Do all roads lead to heaven? Paul makes it clear in this passage that the road to heaven is through Jesus Christ, not through anything or anyone else. Therefore, we cannot withdraw from this world. For we have been called to share the Way, the Truth, and the Life that is Jesus, and to make disciples, new citizens in His name. However, in being a part of this world, it should be clear to those around us where our true residency remains. We must reflect the language and the culture of our home country, the Kingdom of God – speaking not just with words but through acts of love, mercy, and justice. And in so doing, in following Jesus in this way, we glorify the Lord even as we anticipate our eventual homecoming together.
Consider & Discuss | Jesus said, “Where you treasure is, your heart will be also.” Take a moment to consider where you actually invest yourself. As you reflect on how you spend the resources God has given you – time, talents, and treasures – where are you investing yourself – in the things of this life – earthly, temporal things or the life Jesus has invited you into – a full, abundant and everlasting life? Where can others see the evidence in and through your life that you are both committed to doing good in this world and yet living clearly as a citizen of God’s Kingdom? How does being a citizen of God’s kingdom impact your daily life?
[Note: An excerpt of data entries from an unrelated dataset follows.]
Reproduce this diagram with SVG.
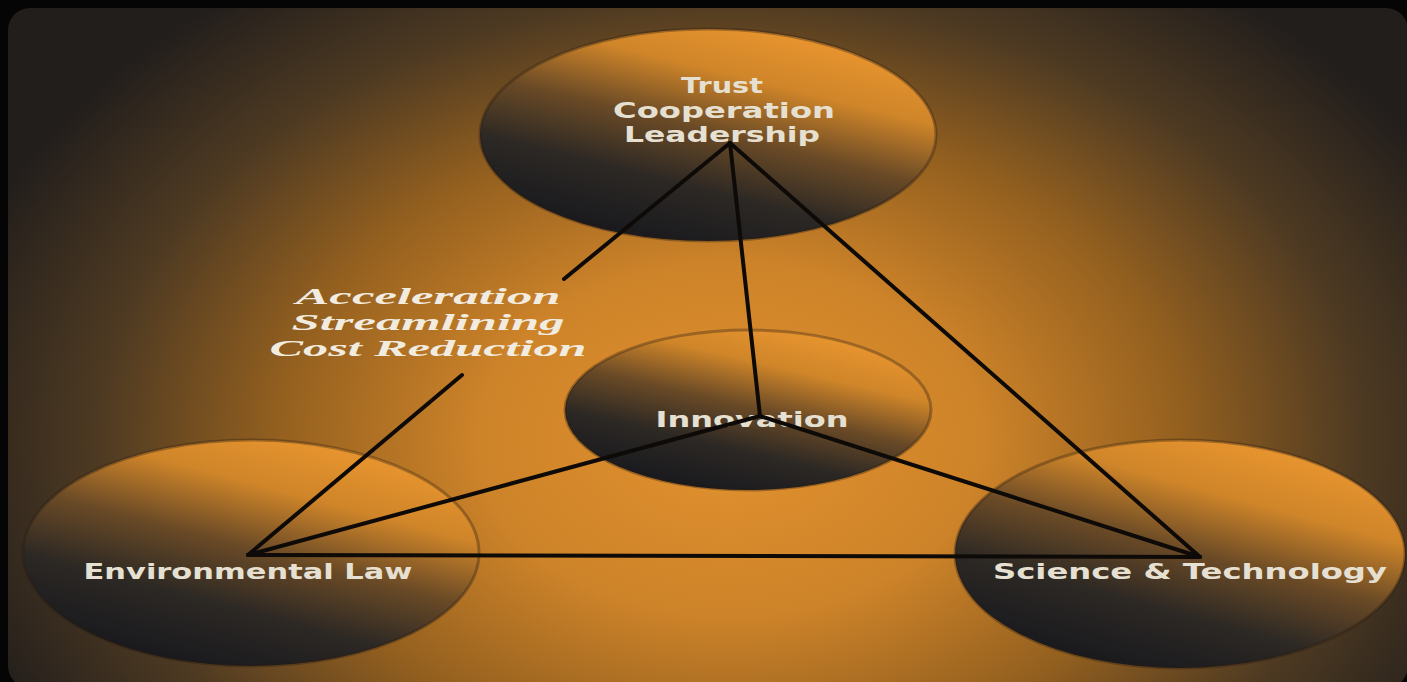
<svg xmlns="http://www.w3.org/2000/svg" width="1407" height="682" viewBox="0 0 1407 682">
<defs>
<radialGradient id="bg" gradientUnits="userSpaceOnUse" cx="730" cy="440" r="900" gradientTransform="translate(730 440) scale(1 0.7) translate(-730 -440)">
<stop offset="0" stop-color="#e3922f"/>
<stop offset="0.28" stop-color="#cd8329"/>
<stop offset="0.5" stop-color="#94601f"/>
<stop offset="0.7" stop-color="#4e3a22"/>
<stop offset="0.9" stop-color="#221e1c"/>
</radialGradient>
<linearGradient id="ball" x1="0.78" y1="0.05" x2="0.3" y2="0.95">
<stop offset="0" stop-color="#ea962f"/>
<stop offset="0.25" stop-color="#cf8529"/>
<stop offset="0.5" stop-color="#6a4a26"/>
<stop offset="0.75" stop-color="#2c2824"/>
<stop offset="1" stop-color="#1a1a1e"/>
</linearGradient>
</defs>
<style>
.ell{fill:url(#ball);stroke:#2a1c10;stroke-opacity:0.35;stroke-width:3}
.lbl{font-family:"DejaVu Sans","Liberation Sans",sans-serif;font-weight:bold;fill:#e6e0d2;text-anchor:middle}
.it{font-family:"Liberation Serif","DejaVu Serif",serif;font-weight:bold;font-style:italic;fill:#f2ece0;text-anchor:middle}
.ln{stroke:#0e0a08;stroke-width:4;fill:none;stroke-linecap:round}
</style>
<rect x="0" y="0" width="1407" height="682" fill="#050505"/>
<rect x="8" y="8" width="1400" height="680" rx="22" fill="url(#bg)"/>
<g id="node-top">
<ellipse class="ell" cx="708" cy="135" rx="228" ry="106"/>
<text class="lbl" font-size="21" x="722" y="93" textLength="82" lengthAdjust="spacingAndGlyphs">Trust</text>
<text class="lbl" font-size="21" x="724" y="118" textLength="222" lengthAdjust="spacingAndGlyphs">Cooperation</text>
<text class="lbl" font-size="21" x="722" y="142" textLength="196" lengthAdjust="spacingAndGlyphs">Leadership</text>
</g>
<g id="node-innovation">
<ellipse class="ell" cx="748" cy="410" rx="183" ry="80"/>
<text class="lbl" font-size="21" x="752" y="427" textLength="193" lengthAdjust="spacingAndGlyphs">Innovation</text>
</g>
<g id="node-env">
<ellipse class="ell" cx="251" cy="553" rx="228" ry="113"/>
<text class="lbl" font-size="21" x="248" y="579" textLength="329" lengthAdjust="spacingAndGlyphs">Environmental Law</text>
</g>
<g id="node-sci">
<ellipse class="ell" cx="1180" cy="554" rx="225" ry="114"/>
<text class="lbl" font-size="21" x="1190" y="579" textLength="394" lengthAdjust="spacingAndGlyphs">Science &amp; Technology</text>
</g>
<g id="connectors">
<line class="ln" x1="730" y1="143" x2="564" y2="279"/>
<line class="ln" x1="462" y1="375" x2="248" y2="555"/>
<line class="ln" x1="730" y1="143" x2="760" y2="416"/>
<line class="ln" x1="730" y1="143" x2="1200" y2="557"/>
<line class="ln" x1="248" y1="555" x2="760" y2="416"/>
<line class="ln" x1="760" y1="416" x2="1200" y2="557"/>
<line class="ln" x1="248" y1="555" x2="1200" y2="557"/>
</g>
<g id="label-accel">
<text class="it" font-size="24" x="428" y="304" textLength="265" lengthAdjust="spacingAndGlyphs">Acceleration</text>
<text class="it" font-size="24" x="428" y="330" textLength="273" lengthAdjust="spacingAndGlyphs">Streamlining</text>
<text class="it" font-size="24" x="428" y="356" textLength="317" lengthAdjust="spacingAndGlyphs">Cost Reduction</text>
</g>
</svg>
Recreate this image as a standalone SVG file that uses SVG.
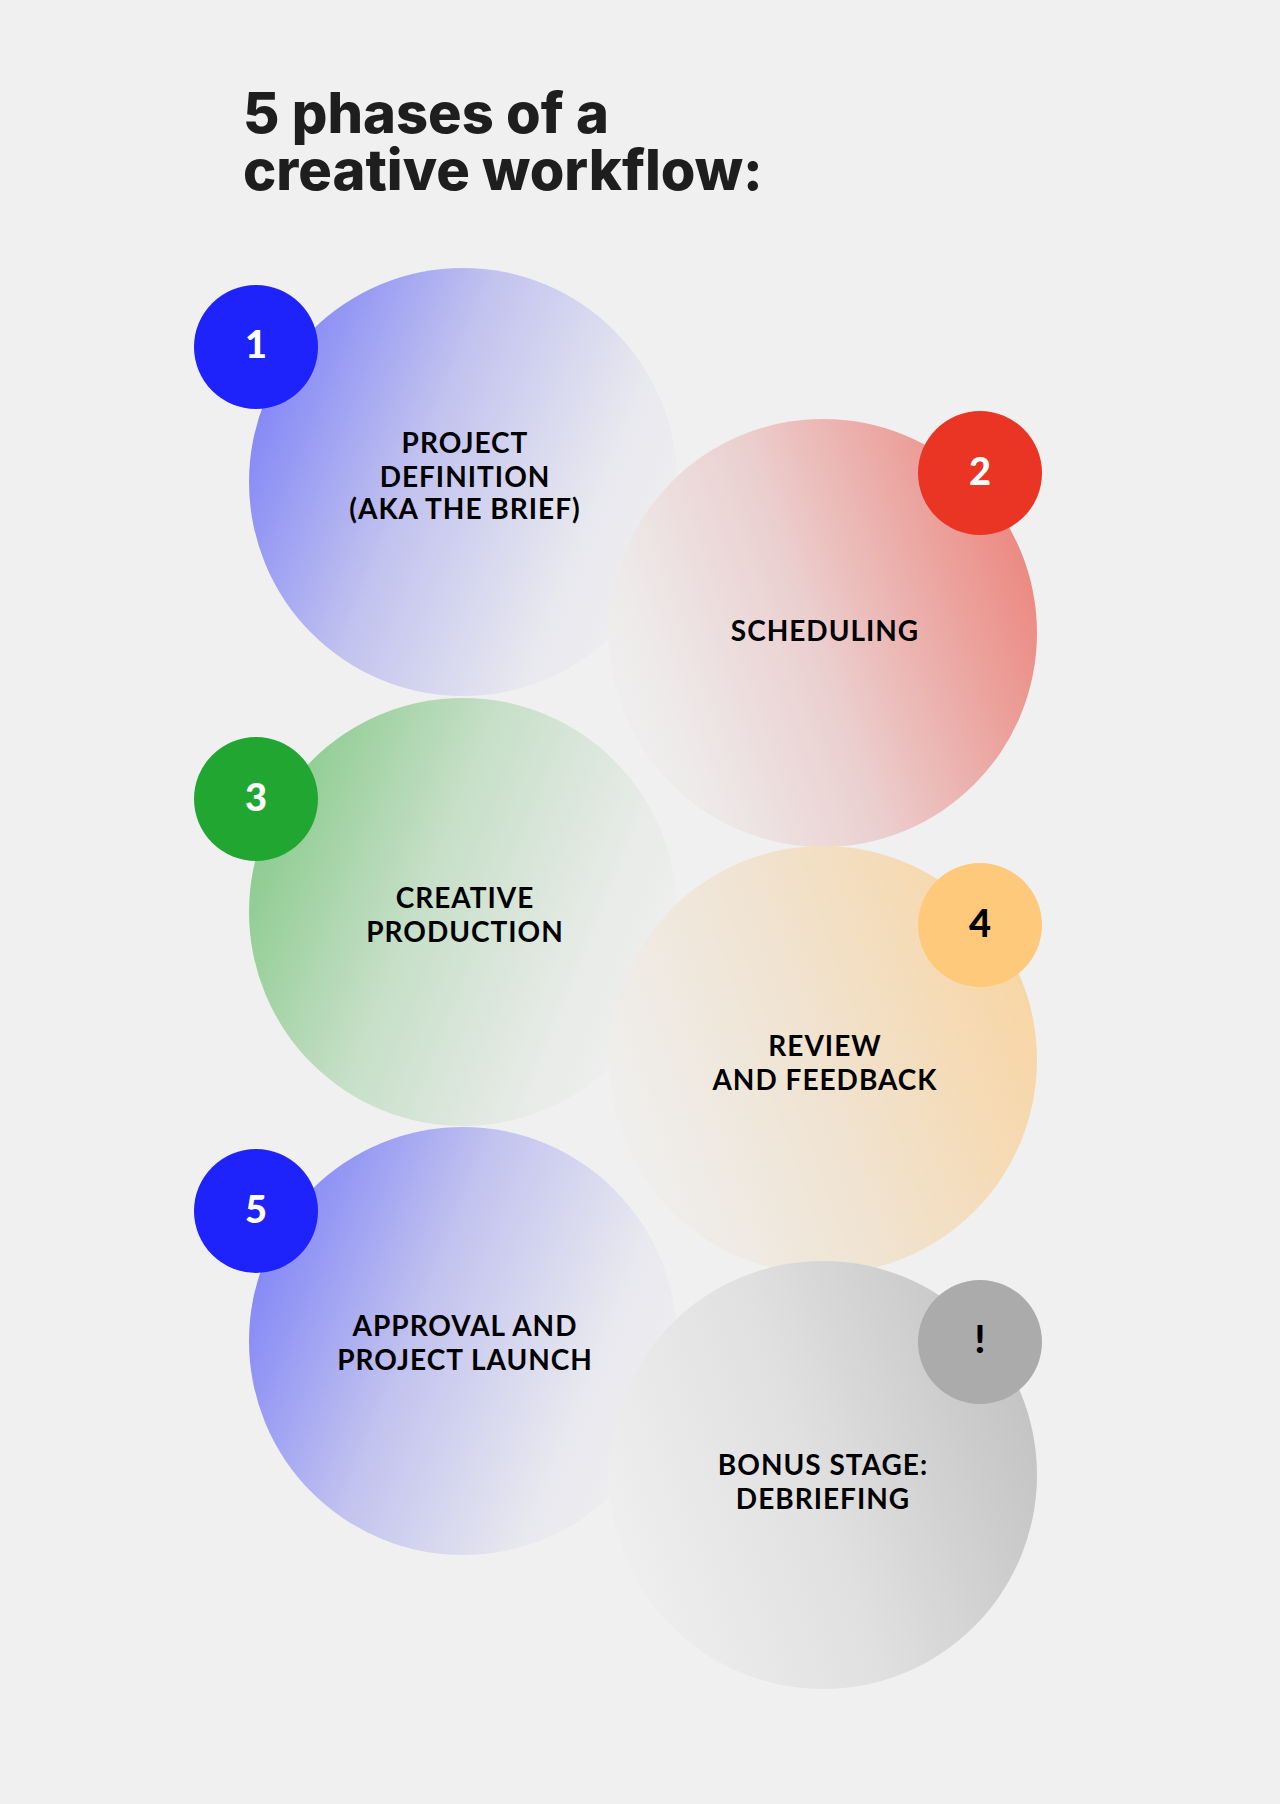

Prayer Focus | Almighty God, thank You for the freedom You have given us – the assurance of our forgiveness, the grace to continue to learn and grow even as we fail, and the certain hope and assurance of our salvation from death. Out of this precious freedom, we ask You to shield us from the compulsions of our old appetites and desires. As citizens of Your Kingdom, instill within us new longings – a hunger and thirst for extending the bounty of Your love, compassion, and truth to others. As we wait for Your return, renew us day by day in our pursuit of You, through Your Son, Jesus Christ. When we forget where we live, carry us back home to You. When we start to build our kingdoms that will erode like sand, tear down their walls so that we would remember Yours and Yours alone is the Kingdom, the power and the glory, forever and ever. Amen.